Toggle between Flex (default) and Fast service tiers. Fast counts harder against your ChatGPT plan cap but delivers lower wall-clock latency. Useful when you’re waiting on an answer and the cost is worth it; revert to Flex for autonomous loops where latency doesn’t matter.

The chip’s color signals the active tier. Sticky per tab; defaults come from settings.

Context bar

A live token-usage bar showing how full the model’s context window is on the last turn. Color shifts from green (under 70%) to amber (70 to 90%) to red (90% and up).

Click the minimize icon at the right edge to manually compact the thread. Compaction summarizes earlier history into a smaller block on the next turn, so the bar visibly drops after the next turn lands. Use it when a long conversation is starting to fill the window and you want to keep going without spawning a new chat.

Hover the bar for a tooltip with cumulative thread spend (input, cached input, output, reasoning) and tips on what to do if reasoning tokens are climbing.

Stop and steer mid-turn

While a turn is streaming:

Stop button: cancels the in-flight turn. The agent’s partial output stays in the transcript; nothing is reverted.
Steer: type into the composer and press Enter. The agent receives your input mid-stream and folds it into the response without restarting. Useful for course-correcting without losing the work the agent has already done.

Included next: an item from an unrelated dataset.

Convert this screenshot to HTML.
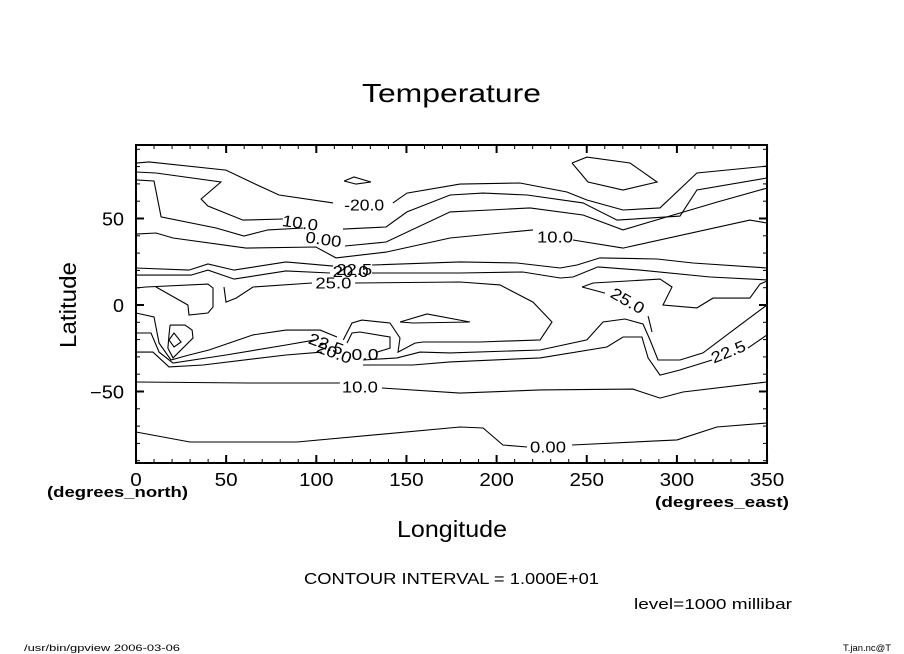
<!DOCTYPE html>
<html><head><meta charset="utf-8"><style>
html,body{margin:0;padding:0;background:#fff;}
svg{display:block;font-family:"Liberation Sans","DejaVu Sans",sans-serif;}
</style></head><body>
<svg id="chart" width="904" height="654" viewBox="0 0 904 654" xmlns="http://www.w3.org/2000/svg">
<rect x="0" y="0" width="904" height="654" fill="#fff"/>
<text x="362" y="102" font-size="26" textLength="179" lengthAdjust="spacingAndGlyphs">Temperature</text>
<g id="contours" fill="none" stroke="#000" stroke-width="1.1"></g>
<g id="clabels" font-size="16" text-anchor="middle"></g>
<g id="axes"></g>
<text x="397" y="537" font-size="23" textLength="110" lengthAdjust="spacingAndGlyphs">Longitude</text>
<text x="-348" y="76" font-size="23" textLength="86" lengthAdjust="spacingAndGlyphs" transform="rotate(-90)">Latitude</text>
<text x="655" y="507" font-size="15" font-weight="bold" textLength="134" lengthAdjust="spacingAndGlyphs">(degrees_east)</text>
<text x="47" y="497" font-size="15" font-weight="bold" textLength="141" lengthAdjust="spacingAndGlyphs">(degrees_north)</text>
<text x="304" y="584" font-size="16" textLength="295" lengthAdjust="spacingAndGlyphs">CONTOUR INTERVAL = 1.000E+01</text>
<text x="634" y="609" font-size="15" textLength="158" lengthAdjust="spacingAndGlyphs">level=1000 millibar</text>
<text x="24" y="651" font-size="9" textLength="156" lengthAdjust="spacingAndGlyphs">/usr/bin/gpview   2006-03-06</text>
<text x="843" y="651" font-size="9" textLength="48" lengthAdjust="spacingAndGlyphs">T.jan.nc@T</text>
</svg>
<script>
// ---- data ----
const lonTicks = [0,50,100,150,200,250,300,350];
const latTicks = [-50,0,50];
const contourLines = [
 [[0,82],[7.2,82.7],[49.9,78],[64.9,70.5],[79.3,63.6],[109.3,59]],
 [[142.5,59],[150.3,64.7],[179.7,69.9],[213,70.5],[239,65.3],[250.1,60.7],[270.1,54.9],[290.6,56.1],[311.1,76.3],[350,80.3]],
 [[0,76.9],[11.1,76.3],[47.1,71.1],[36.1,61.3],[39.9,57.2],[59.3,49.1],[81.5,49.7]],
 [[114.8,43.9],[138.7,45.1],[150.3,53.8],[174.2,63.6],[192.5,64.7],[216.9,63.6],[247.9,59],[266.8,49.1],[301.7,51.4],[311.1,66.5],[350,73.4]],
 [[0,72.3],[10,71.7],[13.9,50.9],[44.4,44.5],[59.9,39.9],[73.2,43.4],[92.6,44.5]],
 [[115.9,34.1],[138.7,36.4],[174.2,53.8],[196.3,54.9],[218.5,56.1],[247.9,52],[270.1,43.4],[322.2,59.5],[350,67.6]],
 [[0,41],[11.1,41.6],[20.5,38.7],[61,32.9],[99.8,33.5],[110.9,27.2],[138.7,30.6],[174.2,38.7],[220.2,43.4]],
 [[242.4,37.6],[270.1,32.9],[340.5,49.1],[350,47.4]],
 [[241.8,82.1],[250.1,85.5],[274,82.1],[289,71.1],[270.1,66.5],[250.7,71.1],[241.8,82.1]],
 [[115.4,71.7],[120.9,74],[130.3,71.1],[122,69.9],[115.4,71.7]],
 [[0,21.4],[29.4,20.2],[39.9,23.7],[54.4,20.2],[83.2,24.9],[109.3,22.5]],
 [[130.9,23.1],[179.7,24.9],[211.3,24.3],[235.2,21.4],[244.6,23.1],[257.3,27.2],[289,26.6],[308.9,24.3],[350,21.4]],
 [[0,17.3],[30.5,17.3],[39.9,20.2],[54.4,15],[83.2,19.7],[107.6,18.5]],
 [[130.9,18.5],[179.7,18.5],[214.6,19.1],[235.2,15.6],[242.4,16.2],[256.2,22],[279.5,20.2],[318.4,16.2],[350,14.5]],
 [[115,-20.2],[119.8,-10.4],[125.3,-8.7],[140.9,-10.4],[146.4,-19.1],[145.3,-27.2],[154.7,-22],[159.2,-21.4],[190.8,-21.4],[224.1,-20.2],[230.7,-9.8],[220.2,1.7],[201.9,11.6],[179.7,13.3],[121.5,12.7]],
 [[97.6,12.7],[64.9,10.4],[55.5,4],[49.9,1.7],[48.8,10.4]],
 [[0,9.8],[5.5,10.4],[39.9,12.1],[42.7,9.8],[42.7,-1.2],[39.9,-4.6],[29.4,-5.8],[28.8,0],[11.1,10.4]],
 [[0,-4.6],[10,-6.9],[12.8,-22],[19.4,-31.8],[29.4,-28.9],[40.5,-26],[64.9,-17.3],[83.2,-14.5],[102.1,-14.5],[111.5,-18.5]],
 [[0,-16.2],[8.3,-16.2],[12.8,-27.2],[20.5,-33.5],[49.9,-28.9],[83.2,-23.1],[99.3,-20.2]],
 [[0,-27.2],[9.4,-27.2],[18.3,-35.8],[37.2,-34.7],[83.2,-28.9],[103.2,-27.2]],
 [[18.9,-11.6],[27.2,-11.6],[31.1,-14.5],[31.6,-19.1],[20.5,-30.6],[17.7,-24.9],[18.3,-17.3],[18.9,-11.6]],
 [[18.3,-20.2],[21.1,-16.2],[25,-21.4],[21.1,-24.3],[18.3,-20.2]],
 [[117,-22],[119.8,-16.2],[124.2,-15.6],[140.9,-18.5],[140.9,-24.9],[133.7,-27.2]],
 [[125.9,-31.8],[144.8,-30.6],[157.5,-27.2],[174.2,-27.7],[224.1,-26],[250.1,-20.2],[259,-9.8],[271.2,-8.1],[281.2,-11],[285.1,-20.2],[289.5,-31.8],[301.7,-31.8],[314.5,-27.7],[335,-11.6],[350,0]],
 [[125.9,-34.7],[153.6,-34.7],[174.2,-32.9],[224.1,-30.6],[261.2,-24.3],[270.1,-18.5],[280.6,-18.5],[284,-30.6],[290.6,-40.5],[301.7,-37.6],[319.5,-31.8]],
 [[339.4,-24.9],[350,-17.3]],
 [[247.4,10.4],[253.5,12.7],[290.6,15],[297.3,10.4],[292.3,0],[311.1,-1.7],[320,4],[340.5,4],[346.1,12.1],[350,13.9]],
 [[247.4,10.4],[260.1,6.9]],
 [[284,-6.4],[286.2,-15.6]],
 [[146.4,-9.8],[161.4,-5.2],[185.2,-9.8],[153.6,-10.4],[146.4,-9.8]],
 [[0,-44.5],[61.6,-45.1],[113.1,-45.1]],
 [[136.4,-48],[179.7,-50.9],[224.1,-49.1],[275.6,-48.6],[290.6,-53.8],[303.4,-50.3],[350,-44.5]],
 [[0,-73.4],[29.9,-79.2],[89.3,-79.2],[179.7,-70.5],[192.5,-71.1],[203.5,-80.9],[216.9,-82.1]],
 [[241.8,-80.9],[300.1,-78],[322.2,-70.5],[350,-68.2]]
];
const labelText = ["-20.0","10.0","0.00","20.0","22.5","25.0","10.0","25.0","22.5","22.5","20.0","0.0","10.0","0.00"];
const labelLon  = [126.5,91,104,119,121,109.5,232.4,272.7,328.5,105.5,110,127,124.2,228.5];
const labelLat  = [58,47.5,38,19.5,20.7,12.7,39.3,2.5,-27,-22.5,-27.5,-28.5,-47.4,-82.1];
const labelRot  = [0,8,8,0,0,0,0,30,-22,20,20,0,0,0];

// ---- axis functions ----
const X0=136, X1=767, Y0=145, Y1=463;
function xs(lon){ return 136 + lon*1.803; }
function ys(lat){ return 305 - lat*1.73; }
const NS="http://www.w3.org/2000/svg";

const cg=document.getElementById('contours');
contourLines.forEach((ln,i)=>{
  const p=document.createElementNS(NS,'polyline');
  p.setAttribute('points', ln.map(q=>xs(q[0]).toFixed(1)+','+ys(q[1]).toFixed(1)).join(' '));
  
  
  cg.appendChild(p);
});
const lg=document.getElementById('clabels');
labelText.forEach((t,i)=>{
  const e=document.createElementNS(NS,'text');
  const x=xs(labelLon[i]), y=ys(labelLat[i]);
  e.setAttribute('x',0); e.setAttribute('y',0);
  e.setAttribute('dy','0.35em');
  e.setAttribute('textLength', t.length>4?40:(t.length>3?36:27));
  e.setAttribute('lengthAdjust','spacingAndGlyphs');
  e.setAttribute('transform','translate('+x.toFixed(1)+','+y.toFixed(1)+') rotate('+labelRot[i]+')');
  e.textContent=t;
  
  
  lg.appendChild(e);
});
const ag=document.getElementById('axes');
const frame=document.createElementNS(NS,'rect');
frame.setAttribute('x',X0); frame.setAttribute('y',Y0);
frame.setAttribute('width',X1-X0); frame.setAttribute('height',Y1-Y0);
frame.setAttribute('fill','none'); frame.setAttribute('stroke','#000'); frame.setAttribute('stroke-width','2');


ag.appendChild(frame);
function line(x1,y1,x2,y2,w){
  const l=document.createElementNS(NS,'line');
  l.setAttribute('x1',x1);l.setAttribute('y1',y1);l.setAttribute('x2',x2);l.setAttribute('y2',y2);
  l.setAttribute('stroke','#000');l.setAttribute('stroke-width',w);
  
  
  ag.appendChild(l);
}
for(let lon=0;lon<=350;lon+=10){
  const x=xs(lon), major=lon%50===0, len=major?8:4;
  line(x,Y1,x,Y1-len,major?2:1); line(x,Y0,x,Y0+len,major?2:1);
}
for(let lat=-90;lat<=90;lat+=10){
  const y=ys(lat); if(y<Y0||y>Y1) continue;
  const major=lat%50===0, len=major?8:4;
  line(X0,y,X0+len,y,major?2:1); line(X1,y,X1-len,y,major?2:1);
}
lonTicks.forEach(v=>{
  const t=document.createElementNS(NS,'text');
  const s=String(v);
  t.setAttribute('x',xs(v)); t.setAttribute('y',486); t.setAttribute('font-size','18'); t.setAttribute('text-anchor','middle');
  t.setAttribute('textLength', s.length*11.5); t.setAttribute('lengthAdjust','spacingAndGlyphs');
  t.textContent=s;
  
  
  ag.appendChild(t);
});
latTicks.forEach(v=>{
  const t=document.createElementNS(NS,'text');
  const s=(v<0?'\u2212':'')+Math.abs(v);
  t.setAttribute('x',124); t.setAttribute('y',ys(v)+7); t.setAttribute('font-size','18'); t.setAttribute('text-anchor','end');
  t.setAttribute('textLength', v<0?34:(v===0?11:22)); t.setAttribute('lengthAdjust','spacingAndGlyphs');
  t.textContent=s;
  
  
  ag.appendChild(t);
});
</script>
</body></html>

The composer’s placeholder text changes during a streaming turn to remind you steer is available.

Attachments

The composer accepts file attachments alongside text:

Images: paste images directly into the textarea, drop them in, or use the file picker. Up to 8 images, 8 MB each. Sent as base64 data URLs to the model’s vision input.
Text files: dropped or picked text files inline as fenced code blocks ahead of the prompt. Forge infers the fence language from the extension. Up to 256 KB per file.

Use attachments for screenshots, reference art, code snippets you don’t want to paste verbatim. Rejections (unsupported format, over size limit, more than 8 attachments) surface in a friendly error inline in the composer.

What “soft enforcement” means

Today, modes are enforced through instructions. When you switch to Plan mode, Forge tells the agent at the start of the next turn: “you are in Plan mode, do not call apply_patch, emit forge-propose-edit blocks instead.”

This works in practice because the underlying model follows the instructions, but it’s not a hard guarantee. Stricter, tool-list-level enforcement is coming soon. Until then, if you spot the agent ignoring its mode, you can switch back to Act and ask it to undo, or revert via the Git tab if it already committed.

When to use which

Starting a feature? Plan first to scope the change. Switch to Act once the diff cards look right.
Stuck on a bug? Plan, then ask for the diagnosis. Switch to Act when you have a fix in mind.
Learning the codebase? Ask. The agent will explain without poking around.
Routine work, you trust the agent? Act. Skip the ceremony.
Out of context? Hit the manual compact icon on the context bar before opening a new chat.